▶ _EXERCISE DIRECTIONS_
All of the lines below are to be printed again exactly; images are excluded from the output.

▶ _SOURCE MATERIAL_
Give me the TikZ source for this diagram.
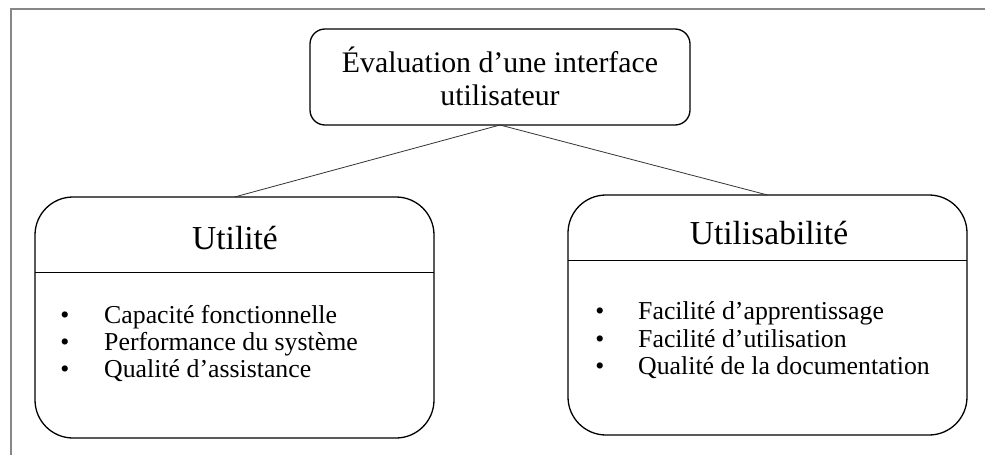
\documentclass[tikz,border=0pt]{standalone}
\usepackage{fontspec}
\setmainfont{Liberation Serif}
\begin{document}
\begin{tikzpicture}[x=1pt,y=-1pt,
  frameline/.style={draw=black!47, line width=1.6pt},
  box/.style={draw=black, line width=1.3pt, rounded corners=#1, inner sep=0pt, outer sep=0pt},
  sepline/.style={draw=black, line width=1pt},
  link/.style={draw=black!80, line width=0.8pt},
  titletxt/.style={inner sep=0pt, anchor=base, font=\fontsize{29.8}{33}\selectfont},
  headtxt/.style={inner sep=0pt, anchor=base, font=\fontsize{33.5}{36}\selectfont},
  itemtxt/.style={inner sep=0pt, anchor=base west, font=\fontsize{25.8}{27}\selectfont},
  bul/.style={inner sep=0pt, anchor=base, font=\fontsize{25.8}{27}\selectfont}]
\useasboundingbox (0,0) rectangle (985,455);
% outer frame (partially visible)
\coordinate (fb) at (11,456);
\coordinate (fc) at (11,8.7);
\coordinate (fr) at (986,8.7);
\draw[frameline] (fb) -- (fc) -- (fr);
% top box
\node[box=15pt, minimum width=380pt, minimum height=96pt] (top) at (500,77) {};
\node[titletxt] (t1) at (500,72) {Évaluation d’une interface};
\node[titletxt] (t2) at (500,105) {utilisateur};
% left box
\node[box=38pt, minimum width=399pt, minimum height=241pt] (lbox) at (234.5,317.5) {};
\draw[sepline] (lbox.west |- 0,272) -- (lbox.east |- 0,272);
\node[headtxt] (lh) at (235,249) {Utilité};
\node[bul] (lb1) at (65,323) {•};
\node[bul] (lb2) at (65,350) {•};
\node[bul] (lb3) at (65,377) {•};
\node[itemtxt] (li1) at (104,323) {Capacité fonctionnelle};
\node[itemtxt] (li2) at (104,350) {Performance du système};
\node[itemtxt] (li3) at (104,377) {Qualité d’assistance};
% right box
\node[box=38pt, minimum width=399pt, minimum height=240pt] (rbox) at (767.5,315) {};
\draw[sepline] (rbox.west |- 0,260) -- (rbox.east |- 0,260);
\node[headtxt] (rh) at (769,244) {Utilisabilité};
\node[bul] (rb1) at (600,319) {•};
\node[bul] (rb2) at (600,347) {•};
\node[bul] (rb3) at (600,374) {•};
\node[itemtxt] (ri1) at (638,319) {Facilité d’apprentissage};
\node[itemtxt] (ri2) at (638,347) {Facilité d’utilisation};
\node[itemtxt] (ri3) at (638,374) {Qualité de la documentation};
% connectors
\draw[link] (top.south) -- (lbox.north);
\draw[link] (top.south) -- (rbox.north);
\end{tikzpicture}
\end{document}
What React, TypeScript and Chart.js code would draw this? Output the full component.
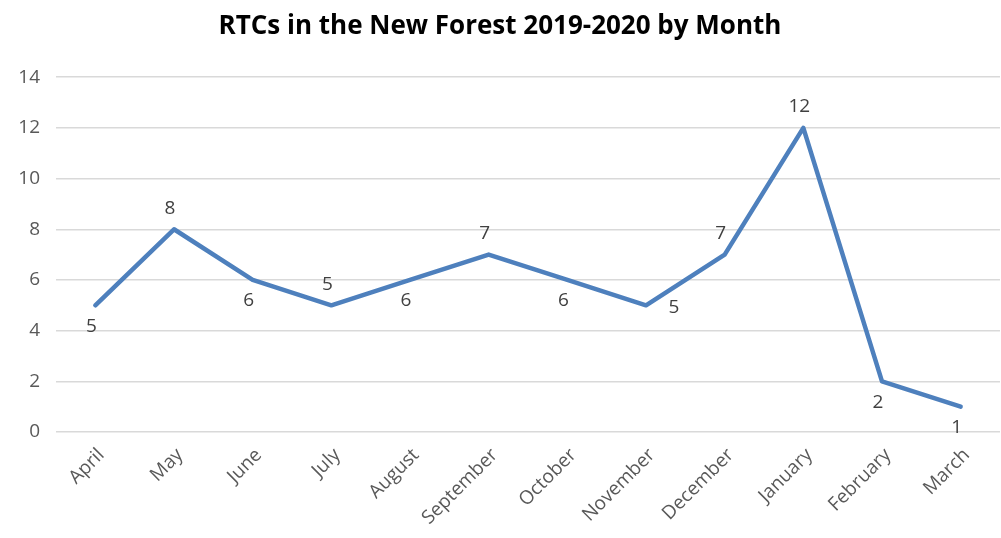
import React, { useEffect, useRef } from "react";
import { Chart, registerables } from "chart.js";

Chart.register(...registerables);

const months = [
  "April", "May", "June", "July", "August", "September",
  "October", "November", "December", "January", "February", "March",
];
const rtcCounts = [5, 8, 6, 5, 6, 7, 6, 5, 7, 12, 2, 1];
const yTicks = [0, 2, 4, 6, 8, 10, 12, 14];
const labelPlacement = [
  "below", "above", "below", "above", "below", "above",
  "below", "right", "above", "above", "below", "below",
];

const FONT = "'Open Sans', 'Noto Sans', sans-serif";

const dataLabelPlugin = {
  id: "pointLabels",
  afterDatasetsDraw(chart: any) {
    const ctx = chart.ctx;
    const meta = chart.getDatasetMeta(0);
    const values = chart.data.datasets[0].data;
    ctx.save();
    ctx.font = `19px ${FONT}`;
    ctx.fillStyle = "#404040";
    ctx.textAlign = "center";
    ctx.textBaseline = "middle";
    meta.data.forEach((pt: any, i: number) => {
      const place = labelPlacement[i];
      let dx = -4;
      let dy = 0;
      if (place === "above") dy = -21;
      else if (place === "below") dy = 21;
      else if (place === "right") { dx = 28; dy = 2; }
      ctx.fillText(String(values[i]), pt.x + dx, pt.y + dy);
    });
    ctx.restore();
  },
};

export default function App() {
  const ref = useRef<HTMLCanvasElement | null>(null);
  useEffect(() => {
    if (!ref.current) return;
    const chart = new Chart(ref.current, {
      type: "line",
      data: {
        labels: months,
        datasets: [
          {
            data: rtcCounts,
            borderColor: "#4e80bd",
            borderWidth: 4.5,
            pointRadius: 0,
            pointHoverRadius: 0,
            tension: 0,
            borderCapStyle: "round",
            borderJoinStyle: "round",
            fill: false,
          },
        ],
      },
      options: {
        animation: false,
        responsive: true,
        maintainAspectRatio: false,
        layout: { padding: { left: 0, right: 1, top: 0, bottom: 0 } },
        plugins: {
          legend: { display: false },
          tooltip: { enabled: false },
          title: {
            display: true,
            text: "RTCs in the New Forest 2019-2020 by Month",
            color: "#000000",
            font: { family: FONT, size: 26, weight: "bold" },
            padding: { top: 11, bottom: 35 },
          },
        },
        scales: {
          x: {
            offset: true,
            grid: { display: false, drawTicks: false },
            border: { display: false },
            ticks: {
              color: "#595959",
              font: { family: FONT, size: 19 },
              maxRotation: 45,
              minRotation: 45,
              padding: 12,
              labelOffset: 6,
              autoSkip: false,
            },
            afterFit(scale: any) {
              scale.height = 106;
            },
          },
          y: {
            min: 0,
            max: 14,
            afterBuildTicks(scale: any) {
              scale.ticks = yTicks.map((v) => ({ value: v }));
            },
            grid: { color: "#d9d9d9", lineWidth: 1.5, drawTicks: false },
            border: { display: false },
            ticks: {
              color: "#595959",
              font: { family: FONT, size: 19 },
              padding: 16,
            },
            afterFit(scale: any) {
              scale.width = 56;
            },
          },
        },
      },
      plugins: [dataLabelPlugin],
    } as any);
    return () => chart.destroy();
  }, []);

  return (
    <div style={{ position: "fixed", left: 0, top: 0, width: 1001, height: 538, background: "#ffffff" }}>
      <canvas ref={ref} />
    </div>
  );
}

▶ _FINISHED EXERCISE_
Give me the TikZ source for this diagram.
\documentclass[tikz,border=0pt]{standalone}
\usepackage{fontspec}
\setmainfont{Liberation Serif}
\begin{document}
\begin{tikzpicture}[x=1pt,y=-1pt,
  frameline/.style={draw=black!47, line width=1.6pt},
  box/.style={draw=black, line width=1.3pt, rounded corners=#1, inner sep=0pt, outer sep=0pt},
  sepline/.style={draw=black, line width=1pt},
  link/.style={draw=black!80, line width=0.8pt},
  titletxt/.style={inner sep=0pt, anchor=base, font=\fontsize{29.8}{33}\selectfont},
  headtxt/.style={inner sep=0pt, anchor=base, font=\fontsize{33.5}{36}\selectfont},
  itemtxt/.style={inner sep=0pt, anchor=base west, font=\fontsize{25.8}{27}\selectfont},
  bul/.style={inner sep=0pt, anchor=base, font=\fontsize{25.8}{27}\selectfont}]
\useasboundingbox (0,0) rectangle (985,455);
% outer frame (partially visible)
\coordinate (fb) at (11,456);
\coordinate (fc) at (11,8.7);
\coordinate (fr) at (986,8.7);
\draw[frameline] (fb) -- (fc) -- (fr);
% top box
\node[box=15pt, minimum width=380pt, minimum height=96pt] (top) at (500,77) {};
\node[titletxt] (t1) at (500,72) {Évaluation d’une interface};
\node[titletxt] (t2) at (500,105) {utilisateur};
% left box
\node[box=38pt, minimum width=399pt, minimum height=241pt] (lbox) at (234.5,317.5) {};
\draw[sepline] (lbox.west |- 0,272) -- (lbox.east |- 0,272);
\node[headtxt] (lh) at (235,249) {Utilité};
\node[bul] (lb1) at (65,323) {•};
\node[bul] (lb2) at (65,350) {•};
\node[bul] (lb3) at (65,377) {•};
\node[itemtxt] (li1) at (104,323) {Capacité fonctionnelle};
\node[itemtxt] (li2) at (104,350) {Performance du système};
\node[itemtxt] (li3) at (104,377) {Qualité d’assistance};
% right box
\node[box=38pt, minimum width=399pt, minimum height=240pt] (rbox) at (767.5,315) {};
\draw[sepline] (rbox.west |- 0,260) -- (rbox.east |- 0,260);
\node[headtxt] (rh) at (769,244) {Utilisabilité};
\node[bul] (rb1) at (600,319) {•};
\node[bul] (rb2) at (600,347) {•};
\node[bul] (rb3) at (600,374) {•};
\node[itemtxt] (ri1) at (638,319) {Facilité d’apprentissage};
\node[itemtxt] (ri2) at (638,347) {Facilité d’utilisation};
\node[itemtxt] (ri3) at (638,374) {Qualité de la documentation};
% connectors
\draw[link] (top.south) -- (lbox.north);
\draw[link] (top.south) -- (rbox.north);
\end{tikzpicture}
\end{document}
What React, TypeScript and Chart.js code would draw this? Output the full component.
import React, { useEffect, useRef } from "react";
import { Chart, registerables } from "chart.js";

Chart.register(...registerables);

const months = [
  "April", "May", "June", "July", "August", "September",
  "October", "November", "December", "January", "February", "March",
];
const rtcCounts = [5, 8, 6, 5, 6, 7, 6, 5, 7, 12, 2, 1];
const yTicks = [0, 2, 4, 6, 8, 10, 12, 14];
const labelPlacement = [
  "below", "above", "below", "above", "below", "above",
  "below", "right", "above", "above", "below", "below",
];

const FONT = "'Open Sans', 'Noto Sans', sans-serif";

const dataLabelPlugin = {
  id: "pointLabels",
  afterDatasetsDraw(chart: any) {
    const ctx = chart.ctx;
    const meta = chart.getDatasetMeta(0);
    const values = chart.data.datasets[0].data;
    ctx.save();
    ctx.font = `19px ${FONT}`;
    ctx.fillStyle = "#404040";
    ctx.textAlign = "center";
    ctx.textBaseline = "middle";
    meta.data.forEach((pt: any, i: number) => {
      const place = labelPlacement[i];
      let dx = -4;
      let dy = 0;
      if (place === "above") dy = -21;
      else if (place === "below") dy = 21;
      else if (place === "right") { dx = 28; dy = 2; }
      ctx.fillText(String(values[i]), pt.x + dx, pt.y + dy);
    });
    ctx.restore();
  },
};

export default function App() {
  const ref = useRef<HTMLCanvasElement | null>(null);
  useEffect(() => {
    if (!ref.current) return;
    const chart = new Chart(ref.current, {
      type: "line",
      data: {
        labels: months,
        datasets: [
          {
            data: rtcCounts,
            borderColor: "#4e80bd",
            borderWidth: 4.5,
            pointRadius: 0,
            pointHoverRadius: 0,
            tension: 0,
            borderCapStyle: "round",
            borderJoinStyle: "round",
            fill: false,
          },
        ],
      },
      options: {
        animation: false,
        responsive: true,
        maintainAspectRatio: false,
        layout: { padding: { left: 0, right: 1, top: 0, bottom: 0 } },
        plugins: {
          legend: { display: false },
          tooltip: { enabled: false },
          title: {
            display: true,
            text: "RTCs in the New Forest 2019-2020 by Month",
            color: "#000000",
            font: { family: FONT, size: 26, weight: "bold" },
            padding: { top: 11, bottom: 35 },
          },
        },
        scales: {
          x: {
            offset: true,
            grid: { display: false, drawTicks: false },
            border: { display: false },
            ticks: {
              color: "#595959",
              font: { family: FONT, size: 19 },
              maxRotation: 45,
              minRotation: 45,
              padding: 12,
              labelOffset: 6,
              autoSkip: false,
            },
            afterFit(scale: any) {
              scale.height = 106;
            },
          },
          y: {
            min: 0,
            max: 14,
            afterBuildTicks(scale: any) {
              scale.ticks = yTicks.map((v) => ({ value: v }));
            },
            grid: { color: "#d9d9d9", lineWidth: 1.5, drawTicks: false },
            border: { display: false },
            ticks: {
              color: "#595959",
              font: { family: FONT, size: 19 },
              padding: 16,
            },
            afterFit(scale: any) {
              scale.width = 56;
            },
          },
        },
      },
      plugins: [dataLabelPlugin],
    } as any);
    return () => chart.destroy();
  }, []);

  return (
    <div style={{ position: "fixed", left: 0, top: 0, width: 1001, height: 538, background: "#ffffff" }}>
      <canvas ref={ref} />
    </div>
  );
}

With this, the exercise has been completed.